Le plus frustrant, c’est que le scénario était écrit en lettres rouges quatre jours plus tôt. À Doha, le Liban avait déjà vu Qatar revenir de très loin, poussé par un Goodwin incandescent, avant de s’en sortir 75-74 sur un lay-up héroïque de Youssef Khayat à 17 secondes du terme. Un avertissement sans frais, transformé dimanche en sanction bien réelle.

Ahmad Farran ne se cache pas : défaite difficile à la maison, prestation loin des standards nécessaires pour gagner ce type de match. Le groupe est neuf, les automatismes encore fragiles, mais cela n’excuse pas tout. À ce niveau, relâcher l’effort mental, même pour deux ou trois minutes, revient à livrer le match.

Dedric Lawson, lui, prend une partie de la faute sur ses épaules en assumant ne pas avoir répondu présent dans les moments clés. Mais l’affaire est collective : défense qui se désunit, rebond mal maîtrisé, possessions gâchées. Ce n’est pas un tir raté qui perd le match, c’est une accumulation de petites abdications.

Qatar déjà prêt pour 2027

Paradoxalement, l’équipe qui n’a pas besoin de se qualifier – Qatar, pays hôte du Mondial 2027 – aborde ces fenêtres avec une urgence et une intensité qui font réfléchir. Les Qatariens avancent dans leur projet, construisent une identité défensive, installent Goodwin en patron et envoient un message clair au continent : même déjà qualifiés, ils jouent chaque possession.

Le Liban, lui, cherche encore sa colonne vertébrale autour de ses cadres. Le talent est là, l’expérience aussi, le soutien du public ne faiblit pas. Mais tant que cette sélection pensera qu’un match est gagné à +5 à la pause ou à +3 à deux minutes de la fin, elle restera exposée à ce genre de déconvenue.
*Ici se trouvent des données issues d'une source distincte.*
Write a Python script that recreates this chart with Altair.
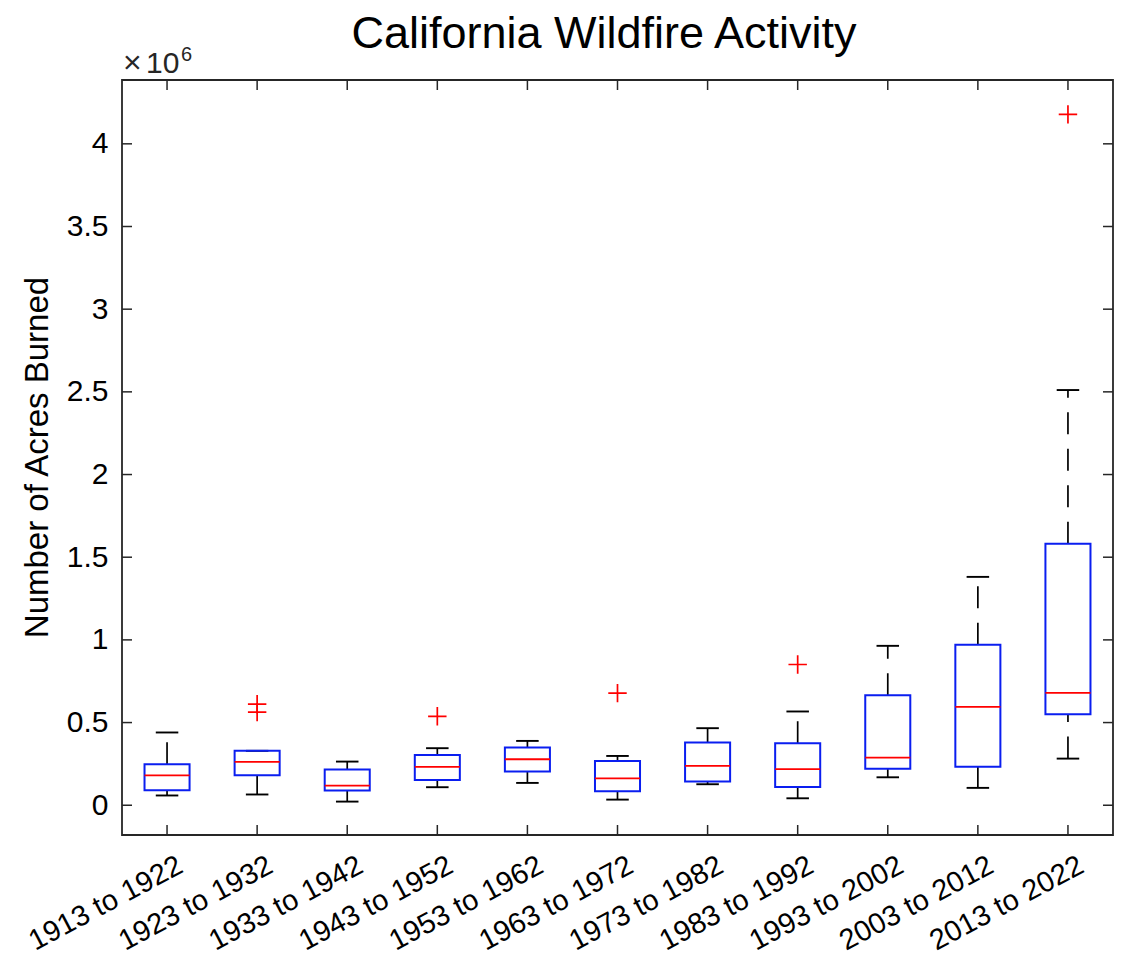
import json
import altair as alt
import pandas as pd

# ---- data (values in units of 10^6 acres) ----
periods = ["1913 to 1922", "1923 to 1932", "1933 to 1942", "1943 to 1952",
           "1953 to 1962", "1963 to 1972", "1973 to 1982", "1983 to 1992",
           "1993 to 2002", "2003 to 2012", "2013 to 2022"]
lower_whisker = [0.059, 0.065, 0.022, 0.109, 0.135, 0.034, 0.127, 0.042, 0.169, 0.105, 0.282]
q1 = [0.091, 0.181, 0.089, 0.153, 0.204, 0.084, 0.143, 0.111, 0.220, 0.232, 0.550]
median = [0.180, 0.262, 0.119, 0.232, 0.278, 0.163, 0.238, 0.218, 0.288, 0.595, 0.679]
q3 = [0.248, 0.329, 0.216, 0.304, 0.349, 0.268, 0.379, 0.375, 0.665, 0.970, 1.581]
upper_whisker = [0.440, 0.329, 0.264, 0.345, 0.389, 0.298, 0.466, 0.567, 0.964, 1.381, 2.511]
outlier_period = ["1923 to 1932", "1923 to 1932", "1943 to 1952", "1963 to 1972",
                  "1983 to 1992", "2013 to 2022"]
outlier_value = [0.611, 0.563, 0.538, 0.678, 0.851, 4.178]
y_ticks = [0, 0.5, 1, 1.5, 2, 2.5, 3, 3.5, 4]
y_domain = [-0.18, 4.386]
x_domain = [0.5, 11.5]

BOX_HALF = 0.25
CAP_HALF = 0.125

pos = list(range(1, len(periods) + 1))
boxes = pd.DataFrame({
    "period": periods, "pos": pos, "lo": lower_whisker, "q1": q1,
    "med": median, "q3": q3, "hi": upper_whisker,
})
boxes["left"] = boxes["pos"] - BOX_HALF
boxes["right"] = boxes["pos"] + BOX_HALF
boxes["cl"] = boxes["pos"] - CAP_HALF
boxes["cr"] = boxes["pos"] + CAP_HALF

out = pd.DataFrame({"period": outlier_period, "v": outlier_value})
out["pos"] = out["period"].map({p: i + 1 for i, p in enumerate(periods)})

W, H = 991, 755
FONT = "Liberation Sans"
AX = "#262626"

xs = alt.Scale(domain=x_domain, nice=False, zero=False)
ys = alt.Scale(domain=y_domain, nice=False, zero=False)

label_expr = json.dumps(periods) + "[datum.value - 1]"

XAX = alt.Axis(
    values=pos, labelExpr=label_expr, title=None, ticks=False, tickSize=0,
    domain=False, grid=False, labelAngle=332, labelAlign="right",
    labelBaseline="middle", labelFontSize=29, labelFont=FONT,
    labelColor="black", labelPadding=28, labelOffset=13, labelOverlap=False,
    labelFlush=False, labelBound=False)
YAX = alt.Axis(
    values=y_ticks, format="~g", ticks=False, tickSize=0, domain=False,
    grid=False, labelFontSize=30, labelFont=FONT, labelColor="black",
    labelPadding=14, title="Number of Acres Burned", titleFontSize=33,
    titleFont=FONT, titleFontWeight="normal", titleColor="black",
    titleAngle=270, titleAlign="center", titleBaseline="alphabetic",
    titleX=-75, titleY=377)


def X(f):
    return alt.X(f, scale=xs, axis=XAX, title=None)


def Y(f):
    return alt.Y(f, scale=ys, axis=YAX, title="Number of Acres Burned")


base = alt.Chart(boxes)

whisk_lo = base.mark_rule(color="black", strokeWidth=1.7, strokeDash=[22, 14.5]).encode(
    x=X("pos:Q"), y=Y("lo:Q"), y2="q1:Q")
whisk_hi = base.mark_rule(color="black", strokeWidth=1.7, strokeDash=[22, 14.5]).encode(
    x=X("pos:Q"), y=Y("q3:Q"), y2="hi:Q")
cap_lo = base.mark_rule(color="black", strokeWidth=1.9).encode(
    x=X("cl:Q"), x2="cr:Q", y=Y("lo:Q"))
cap_hi = base.mark_rule(color="black", strokeWidth=1.9).encode(
    x=X("cl:Q"), x2="cr:Q", y=Y("hi:Q"))
box = base.mark_rect(fill="white", fillOpacity=0, stroke="#0a1ef0", strokeWidth=2).encode(
    x=X("left:Q"), x2="right:Q", y=Y("q1:Q"), y2="q3:Q")
med = base.mark_rule(color="#ff0000", strokeWidth=1.8).encode(
    x=X("left:Q"), x2="right:Q", y=Y("med:Q"))
outl = alt.Chart(out).mark_point(
    shape="M-1,0L1,0M0,-1L0,1", size=340, color="#ff0000", filled=False,
    strokeWidth=1.7, opacity=1).encode(x=X("pos:Q"), y=Y("v:Q"))

# inward ticks on all four sides
xt = alt.Chart(pd.DataFrame({"pos": pos}))
yt = alt.Chart(pd.DataFrame({"v": y_ticks}))
tick_b = xt.mark_rule(color=AX, strokeWidth=1.5).encode(
    x=X("pos:Q"), y=alt.value(H), y2=alt.value(H - 10))
tick_t = xt.mark_rule(color=AX, strokeWidth=1.5).encode(
    x=X("pos:Q"), y=alt.value(0), y2=alt.value(10))
tick_l = yt.mark_rule(color=AX, strokeWidth=1.5).encode(
    y=Y("v:Q"), x=alt.value(0), x2=alt.value(10))
tick_r = yt.mark_rule(color=AX, strokeWidth=1.5).encode(
    y=Y("v:Q"), x=alt.value(W), x2=alt.value(W - 10))


def txt(s, size, x, y, color="black", align="left"):
    return alt.Chart(pd.DataFrame({"t": [s]})).mark_text(
        font=FONT, fontSize=size, color=color, align=align,
        baseline="alphabetic").encode(text="t:N", x=alt.value(x), y=alt.value(y))


title = txt("California Wildfire Activity", 45, 604 - 122, 48 - 80, align="center")
mult_x = txt("×", 32, 123 - 122, 73 - 80, color=AX)
mult_10 = txt("10", 30, 146 - 122, 73 - 80, color=AX)
expo = txt("6", 20, 181 - 122, 61 - 80, color=AX)

chart = alt.layer(
    whisk_lo, whisk_hi, cap_lo, cap_hi, box, med, outl,
    tick_b, tick_t, tick_l, tick_r, title, mult_x, mult_10, expo,
).properties(
    width=W, height=H,
    autosize=alt.AutoSizeParams(type="none"),
    padding={"left": 114, "top": 72, "right": 9, "bottom": 123},
    background="white",
).configure_view(stroke=AX, strokeWidth=1.8)

chart.save("out.html", embed_options={"renderer": "svg", "actions": False})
L’histoire se répète, et l’adversaire, lui, n’oublie rien.

À chaque fois qu’ils croient avoir la main sur le match, les Libanais ont la fâcheuse habitude de se relâcher. Dimanche, ils se sont fait rattraper puis dépasser, chez eux, par une équipe qui n’a jamais cessé d’y croire. Alors de grâce, messieurs, la prochaine fois, rappelez-vous qu’au basket rien n’est jamais gagné avant le coup de sifflet final. Parce qu’à force d’apprendre « à la dure », un jour, ce n’est plus l’adversaire qui vous punit… c’est votre propre talent gâché.